There’s a major difference in the feel and level of efficiency of the police force in the two versions of the film too: in the original, the police investigation that transpires simultaneous to the hostage crisis is key to the identification of the criminals. In the new film, the police are either pointless (as exemplified by John Tarturo, who plays NYPD hostage negotiator Camonetti, one of the few interesting roles in the film but a character that isn’t developed at all) or are able to perform police work so quickly and efficiently that they are no longer important to the storyline. In a hostage drama?

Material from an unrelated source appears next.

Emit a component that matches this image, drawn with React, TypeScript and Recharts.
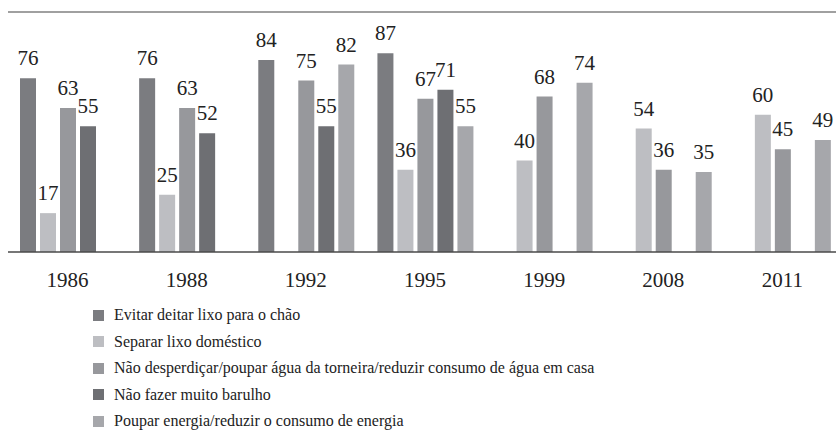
import React from 'react';
import { BarChart, Bar, XAxis, YAxis, LabelList, Legend, ReferenceLine } from 'recharts';

const years = ['1986', '1988', '1992', '1995', '1999', '2008', '2011'];
const evitar = [76, 76, 84, 87, null, null, null];
const separar = [17, 25, null, 36, 40, 54, 60];
const agua = [63, 63, 75, 67, 68, 36, 45];
const barulho = [55, 52, 55, 71, null, null, null];
const energia = [null, null, 82, 55, 74, 35, 49];

const seriesNames = [
  'Evitar deitar lixo para o chão',
  'Separar lixo doméstico',
  'Não desperdiçar/poupar água da torneira/reduzir consumo de água em casa',
  'Não fazer muito barulho',
  'Poupar energia/reduzir o consumo de energia',
];
const seriesKeys = ['evitar', 'separar', 'agua', 'barulho', 'energia'];
const seriesColors = ['#7b7c80', '#bdbec2', '#97989c', '#6e6f73', '#a6a7ab'];
const seriesValues = [evitar, separar, agua, barulho, energia];

const data = years.map((y, i) => {
  const row: any = { year: y };
  seriesKeys.forEach((k, j) => {
    row[k] = seriesValues[j][i];
  });
  return row;
});

const FONT = 'Liberation Serif, DejaVu Serif, serif';

const LegendContent = () => (
  <div style={{ fontFamily: FONT, fontSize: 16, color: '#222' }}>
    {seriesNames.map((n, i) => (
      <div key={n} style={{ display: 'flex', alignItems: 'center', height: 26.5, whiteSpace: 'nowrap' }}>
        <span style={{ display: 'inline-block', width: 11, height: 11, background: seriesColors[i], marginRight: 10 }} />
        <span style={{ fontFamily: FONT, fontSize: 16, color: '#222' }}>{n}</span>
      </div>
    ))}
  </div>
);

export default function App() {
  return (
    <div style={{ width: 836, height: 432, overflow: 'hidden', position: 'relative', fontFamily: FONT }}>
      <style>{`body{margin:0;background:#fff}`}</style>
      <BarChart
        width={850}
        height={432}
        data={data}
        margin={{ top: 12, right: 8, left: 8, bottom: 150 }}
        barSize={16}
        barGap={4}
      >
        <XAxis
          dataKey="year"
          axisLine={{ stroke: '#4a4a4a', strokeWidth: 1.5 }}
          tickLine={false}
          tickSize={0}
          tickMargin={20}
          height={30}
          tick={{ fontFamily: FONT, fontSize: 21, fill: '#222' }}
          interval={0}
        />
        <YAxis
          domain={[0, 105]}
          width={0}
          tick={false}
          tickLine={false}
          axisLine={{ stroke: '#6a6a6a', strokeWidth: 1.2 }}
          allowDataOverflow
        />
        <ReferenceLine y={105} stroke="#808080" strokeWidth={1.5} ifOverflow="extendDomain" />
        {seriesKeys.map((k, i) => (
          <Bar key={k} dataKey={k} name={seriesNames[i]} fill={seriesColors[i]} isAnimationActive={false}>
            <LabelList
              dataKey={k}
              position="top"
              offset={13}
              fontFamily={FONT}
              fontSize={21}
              fill="#222"
            />
          </Bar>
        ))}
        <Legend
          layout="vertical"
          align="center"
          verticalAlign="middle"
          content={<LegendContent />}
          wrapperStyle={{ top: 302, left: 93, width: 700, height: 140 }}
        />
      </BarChart>
    </div>
  );
}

Finally, throughout The Taking of Pelham One Two Three, Walter Matthau is an earnest New Yorker, transit employee and regular guy. He never steps out of role and is thereby quite believable and a splendid protagonist. In the new film, Denzel Washington turns into supercop during the last ten minutes of the movie in a way that probably sounded great when he read the script, but doesn’t play well on screen at all.

I loved the original film and I enjoyed the remake. I enjoy both Denzel Washington and John Travolta as actors, and certainly have liked many of Tony Scott’s recent films. But all of them together just didn’t add up to a great film – or even a great thriller – in The Taking of Pelham 1 2 3.

One comment on “Review: The Taking of Pelham 1 2 3

  1. Pretty darn spot-on review, I’d have to say, sir. While I enjoyed this film, perhaps slightly more than you did, Dave, I now have to admit that upon further inspection, it did have some issues. Also being a fan of the original film, I think that Tony Scott was quite effective in making his own film, completely divergent from what had gone before. Was he successful in remaking it . . . “better?” I’d have to say no. Again, I enjoyed the new, as a suspenseful journey, but it lacked some of the substance and quality acting of the ’74 jaunt.

    Thanks for the invite! Seeing films with the COFilms crew is always a pleasure. I look forward to our next flick. Perhaps: ‘Moon?’